Par ailleurs, les soirées dignes du film Eyes Wide Shut, avec manteaux, robes de soirée et masques vénitiens, sont particulièrement populaires en Russie. Taïa confie qu’une fois, ils ont organisé une soirée inversée, où tous les garçons étaient habillés en filles et vice-versa, mais cela n’a pas marché. Difficile à croire, mais c'était trop exotique pour le public russe.

À la sortie, je vois une frêle femme blonde d’une quarantaine d’années tenant une pelle à poussière et un balai. Ce n’est pas une tenue de femme de chambre sexy, elle est véritablement femme de ménage. Elle ramasse des préservatifs usagés et des confettis en essayant de ne pas regarder ce qui se passe autour. Mais quand elle le fait involontairement, elle se couvre automatiquement la bouche de la main, pour moitié de surprise, l’autre d’horreur.

J'ai une question.
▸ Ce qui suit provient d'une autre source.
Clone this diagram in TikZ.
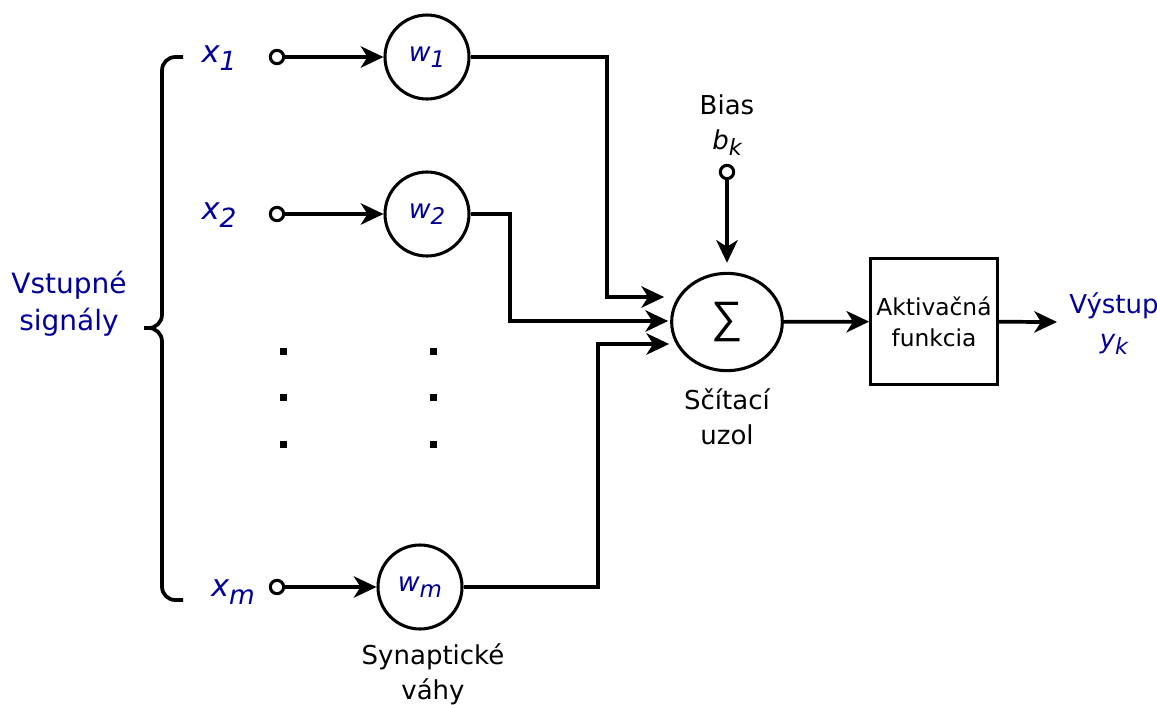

Qu'est-ce que cela fait de travailler comme femme de ménage pour nourrir ses enfants, tout en voyant, sur son lieu de travail, des gens avoir des relations sexuelles ?

« C'est horrible. Ce sont des animaux, pas des humains. C’est comme ça de nos jours », répond-elle avant de sortir fumer une cigarette.

Il fait froid dans la rue, c’est désagréable. Je sors mon téléphone et vois cinq appels manqués de ma mère. Je dois la rappeler et rentrer chez moi, au pays des êtres humains.